_Instruction_
Please repeat, exactly and with nothing added, the lines running from the line that contains "Rebuild this chart" to the line that contains "from bokeh.resources import INLINE", both lines included.

┏━━

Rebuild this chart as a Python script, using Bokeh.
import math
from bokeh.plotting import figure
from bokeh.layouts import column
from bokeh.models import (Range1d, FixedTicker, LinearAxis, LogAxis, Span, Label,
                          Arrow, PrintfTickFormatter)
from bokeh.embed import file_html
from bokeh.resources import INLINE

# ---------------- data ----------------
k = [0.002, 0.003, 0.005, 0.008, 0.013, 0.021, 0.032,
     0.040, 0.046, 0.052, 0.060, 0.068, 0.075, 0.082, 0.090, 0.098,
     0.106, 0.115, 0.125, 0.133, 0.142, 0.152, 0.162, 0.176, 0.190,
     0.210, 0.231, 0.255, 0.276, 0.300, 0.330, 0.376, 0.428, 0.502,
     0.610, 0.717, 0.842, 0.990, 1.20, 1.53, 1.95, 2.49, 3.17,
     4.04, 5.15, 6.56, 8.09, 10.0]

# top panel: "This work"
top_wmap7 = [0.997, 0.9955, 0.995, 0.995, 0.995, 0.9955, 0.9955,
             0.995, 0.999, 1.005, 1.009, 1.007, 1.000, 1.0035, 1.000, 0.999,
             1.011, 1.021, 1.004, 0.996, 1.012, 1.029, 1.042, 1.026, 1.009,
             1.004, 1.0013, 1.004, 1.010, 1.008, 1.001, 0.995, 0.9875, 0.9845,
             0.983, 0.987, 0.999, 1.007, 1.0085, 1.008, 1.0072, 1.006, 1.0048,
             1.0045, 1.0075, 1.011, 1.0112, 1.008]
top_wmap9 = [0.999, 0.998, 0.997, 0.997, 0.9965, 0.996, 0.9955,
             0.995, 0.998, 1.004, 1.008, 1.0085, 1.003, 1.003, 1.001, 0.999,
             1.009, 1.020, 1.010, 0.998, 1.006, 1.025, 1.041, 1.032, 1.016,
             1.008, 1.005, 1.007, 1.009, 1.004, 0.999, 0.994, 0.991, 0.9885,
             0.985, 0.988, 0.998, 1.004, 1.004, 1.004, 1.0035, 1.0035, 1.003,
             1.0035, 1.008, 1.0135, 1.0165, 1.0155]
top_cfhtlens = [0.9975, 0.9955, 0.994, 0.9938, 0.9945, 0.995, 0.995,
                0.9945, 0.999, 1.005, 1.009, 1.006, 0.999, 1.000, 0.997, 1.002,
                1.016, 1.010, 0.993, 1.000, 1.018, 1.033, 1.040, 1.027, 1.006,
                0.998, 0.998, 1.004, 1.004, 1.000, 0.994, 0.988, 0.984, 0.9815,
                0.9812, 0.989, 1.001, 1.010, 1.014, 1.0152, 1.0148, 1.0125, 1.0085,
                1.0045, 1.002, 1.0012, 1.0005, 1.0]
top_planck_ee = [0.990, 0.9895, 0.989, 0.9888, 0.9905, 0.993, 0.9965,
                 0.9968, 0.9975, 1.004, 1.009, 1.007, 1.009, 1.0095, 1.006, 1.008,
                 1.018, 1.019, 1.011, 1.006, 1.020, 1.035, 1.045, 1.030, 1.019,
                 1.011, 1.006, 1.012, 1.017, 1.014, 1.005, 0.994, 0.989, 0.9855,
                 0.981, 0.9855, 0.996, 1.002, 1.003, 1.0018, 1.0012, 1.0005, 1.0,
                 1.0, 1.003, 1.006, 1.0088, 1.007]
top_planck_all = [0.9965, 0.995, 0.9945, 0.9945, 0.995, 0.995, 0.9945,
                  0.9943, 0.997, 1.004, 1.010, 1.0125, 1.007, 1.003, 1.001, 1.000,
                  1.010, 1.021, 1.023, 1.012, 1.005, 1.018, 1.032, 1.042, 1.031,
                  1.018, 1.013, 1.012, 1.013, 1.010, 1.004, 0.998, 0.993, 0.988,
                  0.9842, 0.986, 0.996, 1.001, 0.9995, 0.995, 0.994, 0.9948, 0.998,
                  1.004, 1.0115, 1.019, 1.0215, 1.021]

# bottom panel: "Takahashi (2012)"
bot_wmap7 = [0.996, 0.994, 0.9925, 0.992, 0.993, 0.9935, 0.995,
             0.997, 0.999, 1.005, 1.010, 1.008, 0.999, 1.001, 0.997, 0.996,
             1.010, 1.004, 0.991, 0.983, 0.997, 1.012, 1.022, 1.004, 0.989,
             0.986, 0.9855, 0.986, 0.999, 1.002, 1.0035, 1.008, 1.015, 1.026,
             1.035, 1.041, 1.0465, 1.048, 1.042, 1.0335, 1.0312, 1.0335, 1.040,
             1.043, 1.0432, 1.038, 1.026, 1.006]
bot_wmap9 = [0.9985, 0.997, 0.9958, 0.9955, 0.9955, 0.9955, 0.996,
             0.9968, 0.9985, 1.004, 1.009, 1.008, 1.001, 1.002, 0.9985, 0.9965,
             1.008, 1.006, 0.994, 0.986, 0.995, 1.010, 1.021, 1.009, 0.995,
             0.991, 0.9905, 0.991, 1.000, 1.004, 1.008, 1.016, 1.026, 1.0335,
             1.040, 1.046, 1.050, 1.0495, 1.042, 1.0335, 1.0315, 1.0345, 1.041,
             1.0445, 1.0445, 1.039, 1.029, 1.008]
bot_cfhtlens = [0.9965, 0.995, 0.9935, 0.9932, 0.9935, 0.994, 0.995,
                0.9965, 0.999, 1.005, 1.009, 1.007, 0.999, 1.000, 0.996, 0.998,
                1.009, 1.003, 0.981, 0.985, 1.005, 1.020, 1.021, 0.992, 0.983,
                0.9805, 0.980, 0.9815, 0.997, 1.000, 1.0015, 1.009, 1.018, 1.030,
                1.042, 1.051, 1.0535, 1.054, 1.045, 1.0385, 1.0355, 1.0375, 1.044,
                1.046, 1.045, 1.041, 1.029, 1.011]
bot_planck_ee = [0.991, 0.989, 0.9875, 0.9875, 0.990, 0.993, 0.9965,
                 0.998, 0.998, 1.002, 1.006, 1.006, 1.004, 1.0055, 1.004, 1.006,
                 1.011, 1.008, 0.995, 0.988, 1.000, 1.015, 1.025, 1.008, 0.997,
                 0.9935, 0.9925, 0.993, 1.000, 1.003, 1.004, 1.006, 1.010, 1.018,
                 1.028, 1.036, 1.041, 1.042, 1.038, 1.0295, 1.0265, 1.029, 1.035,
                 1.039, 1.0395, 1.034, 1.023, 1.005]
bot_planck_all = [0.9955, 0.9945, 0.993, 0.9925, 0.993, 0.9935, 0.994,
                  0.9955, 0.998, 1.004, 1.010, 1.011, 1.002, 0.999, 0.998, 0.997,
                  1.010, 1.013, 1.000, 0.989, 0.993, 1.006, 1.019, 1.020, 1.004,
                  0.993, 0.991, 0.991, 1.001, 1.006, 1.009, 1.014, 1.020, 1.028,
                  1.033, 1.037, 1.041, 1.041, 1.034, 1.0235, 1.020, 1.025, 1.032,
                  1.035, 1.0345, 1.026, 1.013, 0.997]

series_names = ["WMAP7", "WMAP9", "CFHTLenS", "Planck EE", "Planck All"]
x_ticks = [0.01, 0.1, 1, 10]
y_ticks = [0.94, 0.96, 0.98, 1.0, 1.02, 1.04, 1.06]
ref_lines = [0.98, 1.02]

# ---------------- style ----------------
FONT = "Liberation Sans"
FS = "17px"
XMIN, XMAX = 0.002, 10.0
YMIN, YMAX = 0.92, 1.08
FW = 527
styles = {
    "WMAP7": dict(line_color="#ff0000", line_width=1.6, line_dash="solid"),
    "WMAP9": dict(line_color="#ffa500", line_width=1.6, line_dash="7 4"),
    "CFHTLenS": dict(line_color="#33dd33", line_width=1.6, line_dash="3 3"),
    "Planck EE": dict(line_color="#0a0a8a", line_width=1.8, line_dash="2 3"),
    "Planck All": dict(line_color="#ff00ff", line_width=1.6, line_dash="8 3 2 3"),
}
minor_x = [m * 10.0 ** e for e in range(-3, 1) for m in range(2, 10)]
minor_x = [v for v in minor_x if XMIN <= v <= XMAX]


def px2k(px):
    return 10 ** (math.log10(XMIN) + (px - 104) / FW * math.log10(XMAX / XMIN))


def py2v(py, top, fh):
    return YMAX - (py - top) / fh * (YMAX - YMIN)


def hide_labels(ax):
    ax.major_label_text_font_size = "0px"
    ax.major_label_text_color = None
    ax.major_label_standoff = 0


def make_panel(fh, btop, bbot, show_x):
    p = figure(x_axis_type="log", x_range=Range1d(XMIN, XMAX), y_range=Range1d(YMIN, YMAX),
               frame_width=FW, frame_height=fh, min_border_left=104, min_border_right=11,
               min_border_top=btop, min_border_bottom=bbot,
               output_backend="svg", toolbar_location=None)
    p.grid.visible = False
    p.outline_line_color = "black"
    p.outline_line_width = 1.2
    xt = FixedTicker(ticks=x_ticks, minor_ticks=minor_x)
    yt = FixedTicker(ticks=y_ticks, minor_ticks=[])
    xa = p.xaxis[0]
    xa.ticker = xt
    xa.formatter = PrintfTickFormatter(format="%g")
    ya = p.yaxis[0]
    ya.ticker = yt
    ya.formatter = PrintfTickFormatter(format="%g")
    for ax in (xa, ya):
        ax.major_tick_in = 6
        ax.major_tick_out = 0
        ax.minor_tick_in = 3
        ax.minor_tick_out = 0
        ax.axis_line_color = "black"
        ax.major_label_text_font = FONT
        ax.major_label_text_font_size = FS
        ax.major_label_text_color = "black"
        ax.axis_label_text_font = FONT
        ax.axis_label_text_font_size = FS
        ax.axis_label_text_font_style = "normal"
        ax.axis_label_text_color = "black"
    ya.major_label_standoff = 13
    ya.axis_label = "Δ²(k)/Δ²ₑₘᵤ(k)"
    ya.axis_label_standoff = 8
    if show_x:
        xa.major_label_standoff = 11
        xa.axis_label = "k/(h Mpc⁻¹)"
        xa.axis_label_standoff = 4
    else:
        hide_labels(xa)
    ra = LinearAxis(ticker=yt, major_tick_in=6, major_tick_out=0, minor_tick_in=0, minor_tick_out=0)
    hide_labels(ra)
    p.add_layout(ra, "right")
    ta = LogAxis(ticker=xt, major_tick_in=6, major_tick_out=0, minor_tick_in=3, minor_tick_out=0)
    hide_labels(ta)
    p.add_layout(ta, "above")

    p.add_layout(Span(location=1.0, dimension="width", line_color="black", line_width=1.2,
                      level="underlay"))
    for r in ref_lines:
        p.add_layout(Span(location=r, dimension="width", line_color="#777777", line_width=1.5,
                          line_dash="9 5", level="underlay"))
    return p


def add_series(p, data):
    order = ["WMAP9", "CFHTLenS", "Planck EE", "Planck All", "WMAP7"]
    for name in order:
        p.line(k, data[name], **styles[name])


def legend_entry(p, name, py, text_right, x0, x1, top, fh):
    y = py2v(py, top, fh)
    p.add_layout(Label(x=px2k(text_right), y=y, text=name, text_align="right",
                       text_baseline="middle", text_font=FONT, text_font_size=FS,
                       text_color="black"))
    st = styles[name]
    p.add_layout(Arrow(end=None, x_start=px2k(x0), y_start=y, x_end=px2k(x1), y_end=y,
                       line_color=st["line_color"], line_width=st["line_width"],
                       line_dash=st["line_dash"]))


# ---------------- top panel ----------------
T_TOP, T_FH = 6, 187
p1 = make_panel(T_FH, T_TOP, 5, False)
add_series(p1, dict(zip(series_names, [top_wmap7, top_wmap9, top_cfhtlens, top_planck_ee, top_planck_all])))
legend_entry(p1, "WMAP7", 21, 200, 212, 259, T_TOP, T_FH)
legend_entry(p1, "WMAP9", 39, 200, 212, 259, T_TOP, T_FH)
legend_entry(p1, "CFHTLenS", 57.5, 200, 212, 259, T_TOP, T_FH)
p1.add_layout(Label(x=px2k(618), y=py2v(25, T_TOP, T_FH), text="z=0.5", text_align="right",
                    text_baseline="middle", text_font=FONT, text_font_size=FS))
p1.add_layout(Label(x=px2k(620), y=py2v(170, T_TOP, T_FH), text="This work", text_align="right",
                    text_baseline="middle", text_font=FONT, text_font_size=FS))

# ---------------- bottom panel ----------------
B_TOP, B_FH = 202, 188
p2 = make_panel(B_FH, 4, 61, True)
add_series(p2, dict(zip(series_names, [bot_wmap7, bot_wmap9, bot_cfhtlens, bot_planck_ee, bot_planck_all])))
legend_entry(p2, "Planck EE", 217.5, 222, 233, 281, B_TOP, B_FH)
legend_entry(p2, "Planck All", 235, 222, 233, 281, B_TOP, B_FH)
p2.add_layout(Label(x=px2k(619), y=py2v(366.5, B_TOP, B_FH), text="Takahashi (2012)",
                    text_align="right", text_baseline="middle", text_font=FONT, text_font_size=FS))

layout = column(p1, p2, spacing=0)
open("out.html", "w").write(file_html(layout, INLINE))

┗━━
┏━━

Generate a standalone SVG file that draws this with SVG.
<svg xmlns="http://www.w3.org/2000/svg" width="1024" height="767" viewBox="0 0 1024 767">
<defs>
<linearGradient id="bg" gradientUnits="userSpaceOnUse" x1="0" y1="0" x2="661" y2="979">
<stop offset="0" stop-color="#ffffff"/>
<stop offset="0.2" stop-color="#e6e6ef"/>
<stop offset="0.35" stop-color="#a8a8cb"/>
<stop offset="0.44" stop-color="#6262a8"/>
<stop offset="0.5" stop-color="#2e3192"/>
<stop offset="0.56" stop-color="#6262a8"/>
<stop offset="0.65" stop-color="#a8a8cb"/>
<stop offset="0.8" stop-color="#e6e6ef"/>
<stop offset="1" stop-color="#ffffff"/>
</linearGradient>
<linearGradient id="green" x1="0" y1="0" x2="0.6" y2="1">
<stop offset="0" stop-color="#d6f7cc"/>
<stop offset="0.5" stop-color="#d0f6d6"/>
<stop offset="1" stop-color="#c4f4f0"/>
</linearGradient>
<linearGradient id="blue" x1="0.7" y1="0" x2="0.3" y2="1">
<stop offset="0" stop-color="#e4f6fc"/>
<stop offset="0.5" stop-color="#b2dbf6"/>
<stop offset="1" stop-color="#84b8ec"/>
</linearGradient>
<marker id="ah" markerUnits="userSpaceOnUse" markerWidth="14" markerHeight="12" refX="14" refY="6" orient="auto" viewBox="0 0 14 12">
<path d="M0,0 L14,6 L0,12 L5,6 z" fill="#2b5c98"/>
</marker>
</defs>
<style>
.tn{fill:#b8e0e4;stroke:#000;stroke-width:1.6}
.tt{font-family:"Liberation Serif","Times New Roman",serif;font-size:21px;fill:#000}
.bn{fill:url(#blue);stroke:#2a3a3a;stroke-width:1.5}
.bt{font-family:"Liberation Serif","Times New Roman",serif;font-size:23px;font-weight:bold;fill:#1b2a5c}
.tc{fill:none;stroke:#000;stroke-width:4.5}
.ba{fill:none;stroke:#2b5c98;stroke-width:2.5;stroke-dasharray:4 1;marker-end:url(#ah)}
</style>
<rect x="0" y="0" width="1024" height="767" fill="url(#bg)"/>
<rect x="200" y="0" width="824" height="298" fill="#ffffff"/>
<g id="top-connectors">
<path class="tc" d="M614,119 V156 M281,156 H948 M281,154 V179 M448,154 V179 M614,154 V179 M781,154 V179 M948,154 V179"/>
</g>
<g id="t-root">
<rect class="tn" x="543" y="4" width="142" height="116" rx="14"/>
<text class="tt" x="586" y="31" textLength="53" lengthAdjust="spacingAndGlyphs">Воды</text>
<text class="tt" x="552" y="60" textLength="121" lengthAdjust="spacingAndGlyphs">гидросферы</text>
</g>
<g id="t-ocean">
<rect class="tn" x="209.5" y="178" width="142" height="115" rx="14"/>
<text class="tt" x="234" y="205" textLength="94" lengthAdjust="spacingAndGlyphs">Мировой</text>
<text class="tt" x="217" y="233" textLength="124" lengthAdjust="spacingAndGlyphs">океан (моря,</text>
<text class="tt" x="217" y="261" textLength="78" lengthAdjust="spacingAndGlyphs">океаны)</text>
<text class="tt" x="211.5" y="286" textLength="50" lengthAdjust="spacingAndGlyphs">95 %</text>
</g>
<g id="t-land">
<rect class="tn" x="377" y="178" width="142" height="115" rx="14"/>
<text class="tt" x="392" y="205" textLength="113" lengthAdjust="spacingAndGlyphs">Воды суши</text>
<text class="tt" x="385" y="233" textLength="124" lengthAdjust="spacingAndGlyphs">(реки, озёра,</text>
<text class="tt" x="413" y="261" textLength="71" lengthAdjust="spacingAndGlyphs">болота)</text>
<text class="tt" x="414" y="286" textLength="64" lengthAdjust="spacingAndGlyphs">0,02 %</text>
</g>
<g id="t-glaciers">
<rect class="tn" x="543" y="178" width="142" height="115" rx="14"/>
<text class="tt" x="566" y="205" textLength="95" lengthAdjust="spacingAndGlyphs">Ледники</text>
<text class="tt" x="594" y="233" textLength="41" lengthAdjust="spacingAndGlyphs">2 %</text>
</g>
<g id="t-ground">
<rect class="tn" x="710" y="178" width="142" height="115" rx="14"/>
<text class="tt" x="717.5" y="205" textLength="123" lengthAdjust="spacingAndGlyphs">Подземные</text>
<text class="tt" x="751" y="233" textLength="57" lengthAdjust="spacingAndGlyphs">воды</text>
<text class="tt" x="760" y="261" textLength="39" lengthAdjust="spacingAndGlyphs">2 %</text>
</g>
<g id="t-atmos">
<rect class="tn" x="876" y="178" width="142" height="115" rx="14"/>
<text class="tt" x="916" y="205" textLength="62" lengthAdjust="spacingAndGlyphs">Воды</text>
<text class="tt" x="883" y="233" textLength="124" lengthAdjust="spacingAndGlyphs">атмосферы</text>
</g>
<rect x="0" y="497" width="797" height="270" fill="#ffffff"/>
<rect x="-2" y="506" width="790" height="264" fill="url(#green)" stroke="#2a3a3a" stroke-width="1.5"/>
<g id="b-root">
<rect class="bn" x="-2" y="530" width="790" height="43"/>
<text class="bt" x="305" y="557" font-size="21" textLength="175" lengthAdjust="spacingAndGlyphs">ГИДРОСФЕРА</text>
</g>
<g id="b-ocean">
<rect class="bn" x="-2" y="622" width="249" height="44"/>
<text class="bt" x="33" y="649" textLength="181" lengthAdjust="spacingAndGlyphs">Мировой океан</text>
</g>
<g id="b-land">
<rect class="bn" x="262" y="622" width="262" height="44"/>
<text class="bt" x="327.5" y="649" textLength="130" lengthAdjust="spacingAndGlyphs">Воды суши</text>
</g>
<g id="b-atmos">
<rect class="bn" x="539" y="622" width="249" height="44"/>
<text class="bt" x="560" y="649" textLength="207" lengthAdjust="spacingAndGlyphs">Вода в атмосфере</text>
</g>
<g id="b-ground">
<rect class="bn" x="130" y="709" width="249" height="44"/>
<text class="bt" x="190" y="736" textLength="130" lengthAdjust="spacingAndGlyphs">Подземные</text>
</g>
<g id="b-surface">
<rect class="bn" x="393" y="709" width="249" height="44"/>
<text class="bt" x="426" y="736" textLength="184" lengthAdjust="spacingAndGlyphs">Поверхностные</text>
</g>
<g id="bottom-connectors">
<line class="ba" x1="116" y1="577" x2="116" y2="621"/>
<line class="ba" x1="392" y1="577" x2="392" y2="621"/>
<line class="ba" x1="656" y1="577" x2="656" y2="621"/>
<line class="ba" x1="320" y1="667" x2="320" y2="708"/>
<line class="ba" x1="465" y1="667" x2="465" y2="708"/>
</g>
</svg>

┗━━

_Final answer_
Rebuild this chart as a Python script, using Bokeh.
import math
from bokeh.plotting import figure
from bokeh.layouts import column
from bokeh.models import (Range1d, FixedTicker, LinearAxis, LogAxis, Span, Label,
                          Arrow, PrintfTickFormatter)
from bokeh.embed import file_html
from bokeh.resources import INLINE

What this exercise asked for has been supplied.